‘Does our subject still wear pink socks?’
Mark (Sam Neill) and Anna’s (Isabelle Adjani) marriage is collapsing. Anna is having an affair with cartoonishly Alpha male Heinrich and wants a divorce. Their young son Bob is often ignored and neglected in their cold, soulless Berlin flat as his parents lose themselves in their individual sorrows.
Arguments between Mark and Anna descend into ear-splitting screaming matches, physical violence and self-harm.
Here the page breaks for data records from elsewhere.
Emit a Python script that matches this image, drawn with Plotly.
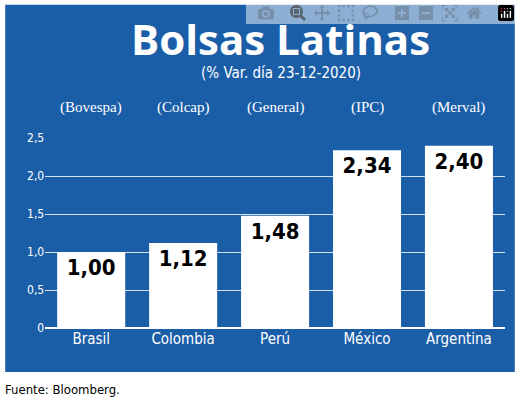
import plotly.graph_objects as go

countries = ["Brasil", "Colombia", "Perú", "México", "Argentina"]
indices = ["(Bovespa)", "(Colcap)", "(General)", "(IPC)", "(Merval)"]
values = [1.00, 1.12, 1.48, 2.34, 2.40]
labels = ["1,00", "1,12", "1,48", "2,34", "2,40"]
yticks = [0, 0.5, 1.0, 1.5, 2.0, 2.5]
yticktext = ["0", "0,5", "1,0", "1,5", "2,0", "2,5"]

BLUE = "#1b5ea8"
fig = go.Figure(go.Bar(
    x=countries, y=values, marker=dict(color="white", line=dict(width=0)),
    width=0.74, text=labels, textposition="inside", insidetextanchor="end",
    textangle=0,
    textfont=dict(color="black", size=22, family="DejaVu Sans Condensed"),
))
fig.update_traces(texttemplate="<b>%{text}</b>")
fig.add_shape(type="rect", xref="paper", yref="paper", x0=0.01, x1=0.99,
              y0=0.079, y1=0.988, fillcolor=BLUE, line=dict(width=0), layer="below")
fig.add_annotation(text="<b>Bolsas Latinas</b>", xref="paper", yref="paper", x=0.54, y=0.905,
                   yanchor="middle", showarrow=False,
                   font=dict(color="white", size=42, family="Open Sans"))
fig.add_annotation(text="(% Var. día 23-12-2020)", xref="paper", yref="paper", x=0.54, y=0.82,
                   yanchor="middle", showarrow=False,
                   font=dict(color="white", size=15, family="DejaVu Sans Condensed"))
for c, t in zip(countries, indices):
    fig.add_annotation(text=t, x=c, xref="x", yref="paper", y=0.735, yanchor="middle",
                       showarrow=False,
                       font=dict(color="white", size=15, family="Liberation Serif"))
fig.add_annotation(text="Fuente: Bloomberg.", xref="paper", yref="paper", x=0.005, y=0.035,
                   xanchor="left", yanchor="middle", showarrow=False,
                   font=dict(color="black", size=13, family="DejaVu Sans Condensed"))
fig.update_layout(
    width=520, height=404, margin=dict(l=0, r=0, t=0, b=0, autoexpand=False),
    paper_bgcolor="white", plot_bgcolor=BLUE, showlegend=False, bargap=0.26,
    xaxis=dict(domain=[0.087, 0.971], showgrid=False, showline=False, automargin=False,
               tickfont=dict(color="white", size=15, family="DejaVu Sans Condensed"), ticks=""),
    yaxis=dict(domain=[0.188, 0.658], range=[0, 2.5], tickvals=yticks, ticktext=yticktext,
               automargin=False,
               gridcolor="rgba(255,255,255,0.8)", gridwidth=1, zeroline=True,
               zerolinecolor="white", tickfont=dict(color="white", size=12, family="DejaVu Sans Condensed")),
)
fig.write_html("out.html", post_script="document.body.style.margin='0';")
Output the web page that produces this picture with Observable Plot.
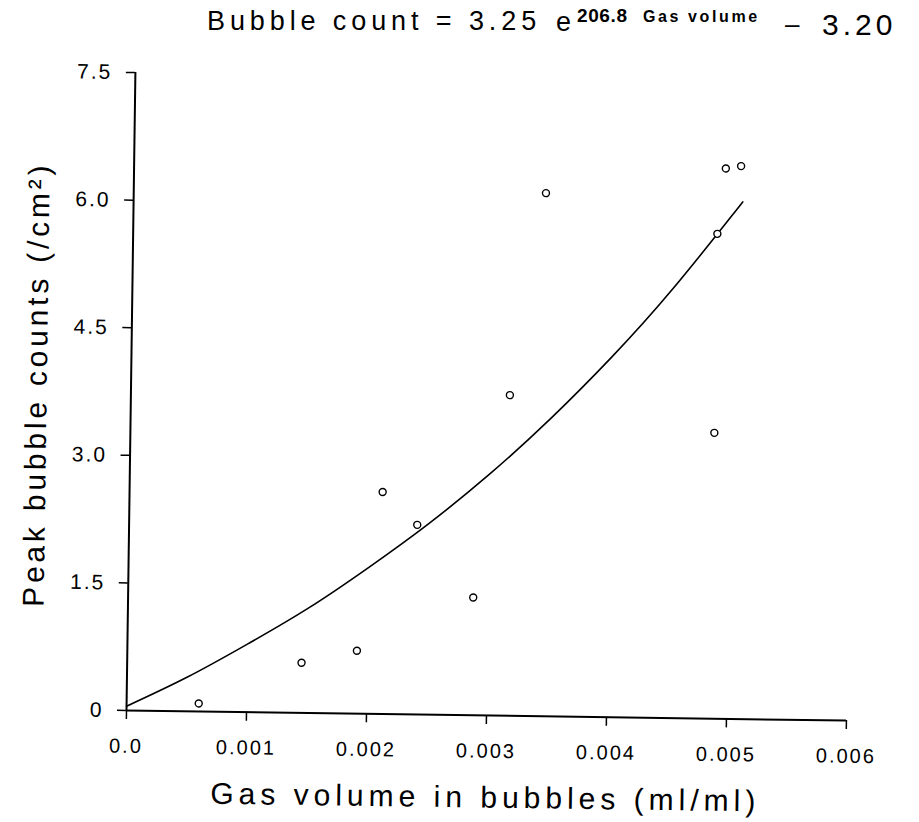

While Mark loses his mind in a three-week long bender and gets off with Bob’s Anna-lookalike teacher, Helen, Anna is Frankenstein-ing herself his Doppelganger from a hideous cthulhu-type monster in a grimy, ancient apartment on a street surrounded by shuttered-up shops.
In what is probably the most famous scene, Anna miscarries in a subway station tunnel, screaming, howling, yelping, and unnaturally contorting her body until she falls to the floor and expels white goo and blood from every orifice.
After Mark and Anna kill each other, Bob is ‘adopted’ by Helen and Doppelganger Mark, and drowns himself in the bath, saving his Unparents a fortune in future therapy bills and keeping up the tradition of Sam Neill’s movie kids dying in horrible ways (see: Dead Calm).
Both the lead’s performances are absolutely unhinged. The acting style is deliberately scenery-chewing, over the top and exhausting.
It’s a brutal, grotesque, disturbing film. Those who want a tightly plotted story with nicely tied up ends will be sorely disappointed. Those who like films that have a nightmarish logic and make you think, ‘what the fuck did I just watch?’ will love it. It’s actually also quite funny, despite it’s awfulness.
It’s probably not a good idea to watch it if you’re going through a break-up, or have been recently dumped, though.
Content warning: child neglect, domestic violence, self-harm, sex with an octopus/man hybrid, Sam Neill’s bare bunda (may cause lustful thoughts).
Final verdict: It’s not enough sitting there, rocking in your rocking chair.